HDInsight is consuming that data and applying machine learning using R Server. Data is being written back out to:
Cosmos DB – Spark integration
The DW consumes two data sources:
The data produced by HDInsight from blob storage
The transactional data from the sales transactions (Azure SQL DB)
Azure Analysis Services then provides the ability to consume the information in the DW for the Marketing Manager.
Enabling Real-Time Processing
This is when we start getting in IoT data, e.g. sensors – another source of unstructured data that can come in big and fast. We need to capture the data, analyse it, derive insights, and potentially do machine learning analysis to take actions on those insights.
Event hubs can ingest this data and forward it to HDIngsights – stream analysis can be done using Spark Streaming or Storm. Data can be analysed by Machine Learning and reported in real-time to users.
So the IoT data is:
Fed into HDInsights for structuring
Fed into Machine Learning for live reporting
Stored in Blob Storage.
Consumed by the DW using Polybase for BI
There are alternatives to this IOT design.
You should use Azure IoT Hub if you want:
Device registration policies
Metadata about your devices to be stored
If you have some custom operations to perform, Azure HDInsight (Kafka) can scale up from millions of events per second. It can apply some custom logic that cannot be done by Event Hub or IoT Hub.
We also have flexibility of choice when it comes to processing.
Azure Stream Analytics gives you ease-of-use versus HDInsight.

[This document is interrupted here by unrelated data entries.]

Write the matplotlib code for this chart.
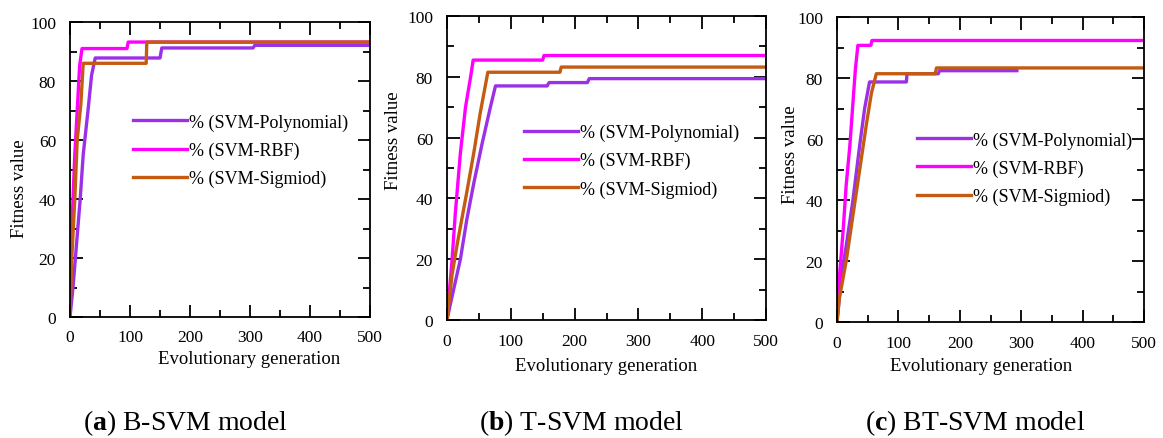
import matplotlib
matplotlib.use("Agg")
import matplotlib.pyplot as plt
from matplotlib.ticker import MultipleLocator

plt.rcParams['font.family'] = ['Liberation Serif', 'DejaVu Serif']
plt.rcParams['mathtext.fontset'] = 'custom'
plt.rcParams['mathtext.bf'] = 'Liberation Serif:bold'
plt.rcParams['mathtext.rm'] = 'Liberation Serif'

labels = ['% (SVM-Polynomial)', '% (SVM-RBF)', '% (SVM-Sigmiod)']
colors = ['#9B30E6', '#FF00FF', '#C55A11']
captions = [r'($\mathbf{a}$) B-SVM model', r'($\mathbf{b}$) T-SVM model', r'($\mathbf{c}$) BT-SVM model']

# panel a: B-SVM
a_poly_x = [0, 5, 11, 17, 22, 30, 36, 42, 150, 153, 305, 308, 500]
a_poly_y = [0, 10, 25, 40, 55, 70, 82, 87.8, 87.8, 91.2, 91.2, 92.1, 92.1]
a_rbf_x = [0, 3, 8, 12, 16, 20, 95, 97, 500]
a_rbf_y = [0, 30, 55, 70, 85, 91.0, 91.0, 93.2, 93.2]
a_sig_x = [0, 3, 8, 12, 18, 22, 127, 128, 500]
a_sig_y = [0, 20, 40, 60, 72, 86.0, 86.0, 93.2, 93.2]

# panel b: T-SVM
b_poly_x = [0, 5, 21, 31, 42, 55, 68, 76, 157, 160, 220, 223, 500]
b_poly_y = [0, 5, 20, 33, 45, 58, 70, 77, 77, 78.1, 78.1, 79.4, 79.4]
b_rbf_x = [0, 8, 13, 21, 29, 37, 41, 150, 152, 500]
b_rbf_y = [0, 20, 35, 55, 70, 80, 85.5, 85.5, 87.0, 87.0]
b_sig_x = [0, 8, 16, 31, 42, 52, 60, 64, 177, 179, 500]
b_sig_y = [0, 15, 25, 42, 55, 68, 77, 81.5, 81.5, 83.2, 83.2]

# panel c: BT-SVM
c_poly_x = [0, 7, 15, 26, 37, 45, 53, 113, 114, 165, 167, 293]
c_poly_y = [0, 15, 25, 40, 58, 70, 78.7, 78.7, 81.4, 81.4, 82.4, 82.4]
c_rbf_x = [0, 4, 10, 15, 21, 26, 30, 34, 55, 57, 500]
c_rbf_y = [0, 15, 30, 45, 58, 72, 83, 90.7, 90.7, 92.3, 92.3]
c_sig_x = [0, 4, 15, 26, 37, 48, 56, 64, 160, 162, 500]
c_sig_y = [0, 8, 20, 35, 50, 65, 75, 81.4, 81.4, 83.3, 83.3]

panels = [
    [(a_poly_x, a_poly_y), (a_rbf_x, a_rbf_y), (a_sig_x, a_sig_y)],
    [(b_poly_x, b_poly_y), (b_rbf_x, b_rbf_y), (b_sig_x, b_sig_y)],
    [(c_poly_x, c_poly_y), (c_rbf_x, c_rbf_y), (c_sig_x, c_sig_y)],
]

W, H = 1163, 439
fig = plt.figure(figsize=(W / 100, H / 100), dpi=100)

# axes boxes in pixels: left, top, right, bottom
boxes = [(70, 23, 370, 318), (447, 17, 766, 321), (837, 18, 1144, 323)]
xlab_pos = [(0.597, -0.112), (0.5, -0.122), (0.469, -0.115)]
ylab_pos = [(-0.14, 0.437), (-0.141, 0.592), (-0.124, 0.551)]
leg_pos = [(0.21, 0.69), (0.24, 0.645), (0.26, 0.625)]
cap_x = [185, 581, 975]

for i, series in enumerate(panels):
    l, t, r, b = boxes[i]
    ax = fig.add_axes([l / W, 1 - b / H, (r - l) / W, (b - t) / H])
    for (xs, ys), lab, col in zip(series, labels, colors):
        ax.plot(xs, ys, color=col, lw=2.4, label=lab, solid_joinstyle='round')
    ax.set_xlim(0, 500)
    ax.set_ylim(0, 100)
    ax.xaxis.set_major_locator(MultipleLocator(100))
    ax.xaxis.set_minor_locator(MultipleLocator(50))
    ax.yaxis.set_major_locator(MultipleLocator(20))
    ax.yaxis.set_minor_locator(MultipleLocator(10))
    ax.tick_params(which='both', direction='in', top=True, right=True, width=1.3, labelsize=12.5)
    ax.tick_params(which='major', length=9)
    ax.tick_params(which='minor', length=5)
    ax.tick_params(axis='x', pad=9)
    ax.tick_params(axis='y', pad=10)
    for s in ax.spines.values():
        s.set_linewidth(1.3)
    ax.set_xlabel('Evolutionary generation', fontsize=13.5)
    ax.set_ylabel('Fitness value', fontsize=13.5)
    ax.xaxis.set_label_coords(*xlab_pos[i])
    ax.yaxis.set_label_coords(*ylab_pos[i])
    ax.legend(loc='upper left', bbox_to_anchor=leg_pos[i], frameon=False, fontsize=13,
              handlelength=3.0, handletextpad=0.1, labelspacing=0.6,
              borderpad=0, borderaxespad=0)
    fig.text(cap_x[i] / W, 1 - 430 / H, captions[i], ha='center', va='baseline', fontsize=20)

fig.savefig('out.png', dpi=100)
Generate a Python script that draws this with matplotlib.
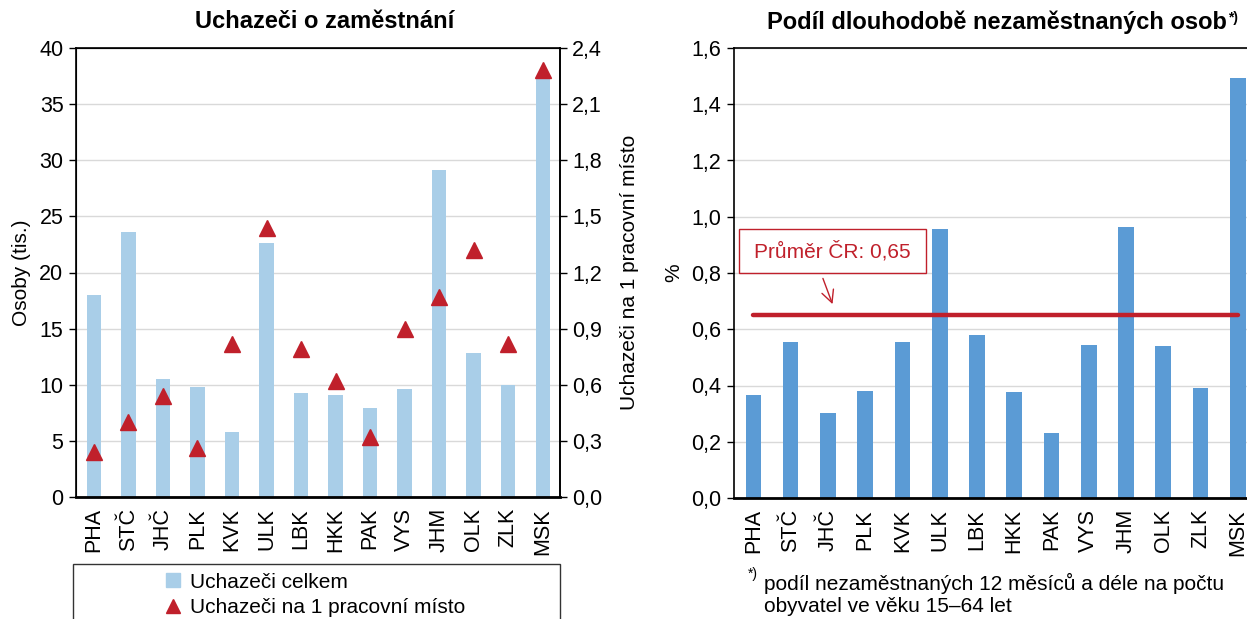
import matplotlib
matplotlib.use('Agg')
import matplotlib.pyplot as plt
import numpy as np
from matplotlib.lines import Line2D
from matplotlib.patches import Rectangle
from matplotlib.ticker import FuncFormatter, MultipleLocator

plt.rcParams['font.family'] = ['Liberation Sans', 'DejaVu Sans']

# data
regions = ['PHA', 'STČ', 'JHČ', 'PLK', 'KVK', 'ULK', 'LBK', 'HKK', 'PAK', 'VYS', 'JHM', 'OLK', 'ZLK', 'MSK']
uchazeci_celkem = [18.0, 23.6, 10.5, 9.8, 5.8, 22.6, 9.3, 9.1, 7.9, 9.6, 29.1, 12.8, 10.0, 37.3]
na_1_misto = [0.24, 0.40, 0.54, 0.26, 0.82, 1.44, 0.79, 0.62, 0.32, 0.90, 1.07, 1.32, 0.82, 2.28]
podil_dlouhodobe = [0.367, 0.555, 0.301, 0.379, 0.554, 0.958, 0.578, 0.376, 0.230, 0.544, 0.962, 0.542, 0.391, 1.495]
prumer_cr = 0.65

W, H = 1247, 619
light_blue = '#A9CEE8'
mid_blue = '#5B9BD5'
red = '#C0202B'
grid_c = '#D9D9D9'
fs = 15.5    # ticks
fs_txt = 15  # legend, notes
fs_title = 17

fig = plt.figure(figsize=(W / 100, H / 100), dpi=100)

def comma(dec):
    return FuncFormatter(lambda v, p: f'{v:.{dec}f}'.replace('.', ','))

x = np.arange(len(regions))

# ---- left chart ----
ax1 = fig.add_axes([76 / W, 1 - 497 / H, 483.5 / W, 449 / H])
ax1.bar(x, uchazeci_celkem, width=0.41, color=light_blue, zorder=2)
ax1.set_xlim(-0.52, 13.49)
ax1.set_ylim(0, 40)
ax1.yaxis.set_major_locator(MultipleLocator(5))
ax1.grid(axis='y', color=grid_c, lw=1, zorder=0)
ax1.set_axisbelow(True)
ax1.set_xticks(x)
ax1.set_xticklabels(regions, rotation=90, fontsize=fs)
ax1.tick_params(axis='x', length=0, pad=8)
ax1.tick_params(axis='y', labelsize=fs, direction='out', length=5, width=1, pad=4)
ax1.set_ylabel('Osoby (tis.)', fontsize=fs_txt, labelpad=6)
for s in ['left', 'right', 'top']:
    ax1.spines[s].set_linewidth(1.2)
ax1.spines['bottom'].set_linewidth(2)
fig.text(325 / W, 1 - 22 / H, 'Uchazeči o zaměstnání', fontsize=fs_title, fontweight='bold',
         ha='center', va='center')

ax1b = ax1.twinx()
ax1b.plot(x, na_1_misto, linestyle='none', marker='^', ms=11, color=red, zorder=3)
ax1b.set_ylim(0, 2.4)
ax1b.yaxis.set_major_locator(MultipleLocator(0.3))
ax1b.yaxis.set_major_formatter(comma(1))
ax1b.tick_params(axis='y', labelsize=fs, direction='out', length=5, width=1, pad=4)
ax1b.set_ylabel('Uchazeči na 1 pracovní místo', fontsize=fs_txt, labelpad=13)
ax1b.spines['right'].set_linewidth(1.2)

# legend in box
fig.patches.append(Rectangle((73 / W, -0.05), 486.5 / W, (619 - 564) / H + 0.05,
                             transform=fig.transFigure, fill=False, edgecolor='#333333', lw=1))
handles = [Line2D([], [], linestyle='none', marker='s', ms=10, color=light_blue),
           Line2D([], [], linestyle='none', marker='^', ms=10, color=red)]
fig.legend(handles, ['Uchazeči celkem', 'Uchazeči na 1 pracovní místo'], loc='upper left',
           bbox_to_anchor=(146 / W, 1 - 558 / H), frameon=False, fontsize=fs_txt,
           handletextpad=0.2, labelspacing=0.3, borderpad=0.2, handlelength=1.2)

# ---- right chart ----
ax2 = fig.add_axes([734 / W, 1 - 498 / H, 518 / W, 450 / H])
ax2.bar(x, podil_dlouhodobe, width=0.42, color=mid_blue, zorder=2)
ax2.plot([x[0], x[-1]], [prumer_cr, prumer_cr], color=red, lw=3.2, solid_capstyle='round', zorder=3)
ax2.set_xlim(-0.52, 13.38)
ax2.set_ylim(0, 1.6)
ax2.yaxis.set_major_locator(MultipleLocator(0.2))
ax2.yaxis.set_major_formatter(comma(1))
ax2.grid(axis='y', color=grid_c, lw=1, zorder=0)
ax2.set_axisbelow(True)
ax2.set_xticks(x)
ax2.set_xticklabels(regions, rotation=90, fontsize=fs)
ax2.tick_params(axis='x', length=0, pad=8)
ax2.tick_params(axis='y', labelsize=fs, direction='out', length=5, width=1, pad=4)
ax2.set_ylabel('%', fontsize=fs_txt, labelpad=6)
ax2.spines['right'].set_visible(False)
ax2.spines['left'].set_linewidth(1.2)
ax2.spines['top'].set_linewidth(1.2)
ax2.spines['bottom'].set_linewidth(2)

# average annotation box + arrow
ax2.add_patch(Rectangle((-0.386, 0.799), 5.006, 0.157, fill=False, edgecolor=red, lw=1, zorder=4, clip_on=False))
ax2.text(2.13, 0.878, 'Průměr ČR: 0,65', color=red, fontsize=fs_txt, ha='center', va='center', zorder=5)
ax2.annotate('', xy=(2.15, 0.68), xytext=(1.84, 0.79),
             arrowprops=dict(arrowstyle='->', color=red, lw=1, mutation_scale=22))

# right title with superscript
t = fig.text(997 / W, 1 - 22 / H, 'Podíl dlouhodobě nezaměstnaných osob', fontsize=fs_title,
             fontweight='bold', ha='center', va='center')
fig.canvas.draw()
bb = t.get_window_extent()
fig.text(bb.x1 / W + 0.001, (bb.y1 - 1) / H, '*)', fontsize=10, fontweight='bold', ha='left', va='top')

# footnote
fig.text(748 / W, 1 - 574 / H, '*)', fontsize=10, ha='left', va='center')
fig.text(764 / W, 1 - 583 / H, 'podíl nezaměstnaných 12 měsíců a déle na počtu', fontsize=fs_txt,
         ha='left', va='center')
fig.text(764 / W, 1 - 606 / H, 'obyvatel ve věku 15–64 let', fontsize=fs_txt, ha='left', va='center')

fig.savefig('out.png', dpi=100)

Instead of monitoring the health & performance of compute clusters, you can use Stream Analytics.
The Azure Platform
The platform of Azure wraps this package up:
ExpressRoute: Private SLA networking
Azure Data Factory: Orchestration of the data processing, not just ingestion.
Azure Key Vault: Securely storing secrets
Operations Management Suite: Monitoring & alerting
And now that your mind is warped, I’ll leave it there I thought it was an excellent overview session.